How many unique solutions can you find?
Recommended time to solve: 5 minutes.
Give it a try. It will surely be fun.
Hint: Use your analytical reasoning instead of random trial and error.
We'll go ahead to solve the puzzle step by step by analyzing the puzzle structure and making conclusions based on common stick constraint and a series of questions, analysis and answers.
Solution: Move 3 matches to make 3 squares Tic Tac Toe Matchstick puzzle: Structural analysis, Common stick analysis, Chain of reasoning by Question analysis answer
The following is the Tic Tac Toe matchstick puzzle figure with each stick numbered uniquely. This will help us to explain.

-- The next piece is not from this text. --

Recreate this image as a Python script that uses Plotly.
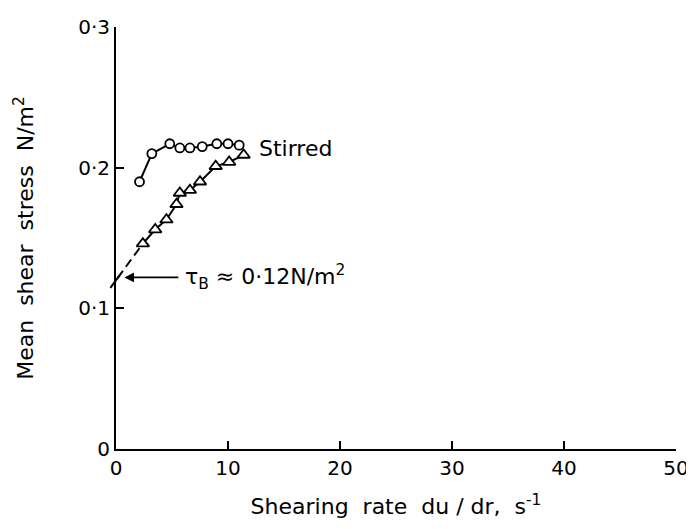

First step in solving any matchstick puzzle is to count number of sticks in the puzzle figure. It is exactly 12.
Question 1: How many matchsticks do you require to make 1 square?
Answer: It is 4.
Question 2: How many sticks would you need to make 3 INDEPENDENT squares.
Answer: 2: To make 3 independent squares you need exactly 12 matchsticks that you already have.
As you know that if there were a single stick common between two squares need for sticks would have reduced by 1 to 11, you can make your first conclusion. This is a key conclusion or key pattern identification based on common stick concept.
Conclusion 1: The three squares in the solution figure won't have any common stick between any two of them.
Note: This is what we call key pattern identification as well as precise requirement specification for the final solution. Subsequent analysis and decisions will follow from this result.
Chain of reasoning based on common stick constraint and Identification of sticks to move
Look at the puzzle figure and take stock.
Observation: There are four nearly complete squares in the tic-tac-toe. Each has three sides already in place (three times four makes up the 12 sticks). Only 1 stick is required to close the fourth side and complete a square in each.
I: Sticks 1, 5, 3.
II: Sticks 4, 8, 12.
III: Sticks 11, 7, 9.
IV: Sticks 10, 6, 2.
Conclusion 2: Some of these four one side only open nearly complete squares must be completed to make the final solution figure. This is an obvious conclusion.
Now ask yourself the question,
Question 3: What would be the situation if any one of these nearly complete squares is completed?
Just assume, the square with sides 10, 6, 2 is completed by moving stick 1. Any problem you observe?
Answer 3: Yes there will be a serious problem.
It will create a common stick 6 with the existing central square made up of sticks 5, 6, 7, 8.
An example is shown for making the consequence clear. This is not trial and error. This is the well-used and highly valuable management technique of Consequence analysis.
That's why you have to make the second important conclusion,
Conclusion 2: To make the solution you want, the central square MUST be destroyed by selecting one or more than one stick among 5, 6, 7, 8 for moving.
As all the four nearly complete squares are STRUCTURALLY EQUIVALENT, you may choose any of the four.
Action 1: So you choose stick 5 with full confidence that this must give you a solution. And move it straightaway to complete one of three remaining nearly complete squares, say square with three sides 11, 7, 9.
The result of the action is shown below.
Well, well, well. You have got the solution in your pocket with this single confident action.
The two sticks 1 and 3 are hanging, ready to be moved to complete the other two squares, the square with three sides 10, 6, 2 and the square with three sides 4, 8, and 12.
Following is the result of these actions. We have kept the original sticks that we have moved, but made them faded to give you a very clear idea on how you have created the solution figure from the starting figure.
Consider that you could have selected any of the other three one-side-open-three-stick components to form three perfect squares. But the result would have been same if you would just rotate the figures suitably.
So we conclude,
These three other solutions would be rotationally same with the solution you have created. That means, the solution is rotationally unique.
You may try for any other solution figure. You won't get any more as you know your reasoning has been bullet-proof.
We have approached the problem systematically and analytically, and not in any random way. This is what we call systematic approach to problem solving.
Generally, systematic approach to problem solving depends heavily on identification of key patterns, creation of effective methods and deductive reasoning to move towards the solution without any confusion as well as in minimum number of steps, if possible.
This is systematic problem solving.
Lastly, to solve matchstick puzzles you don't need to know maths or any other subject—you just have to identify key patterns and use your inherent analytical reasoning skills to home in to the solution with assurance and speed.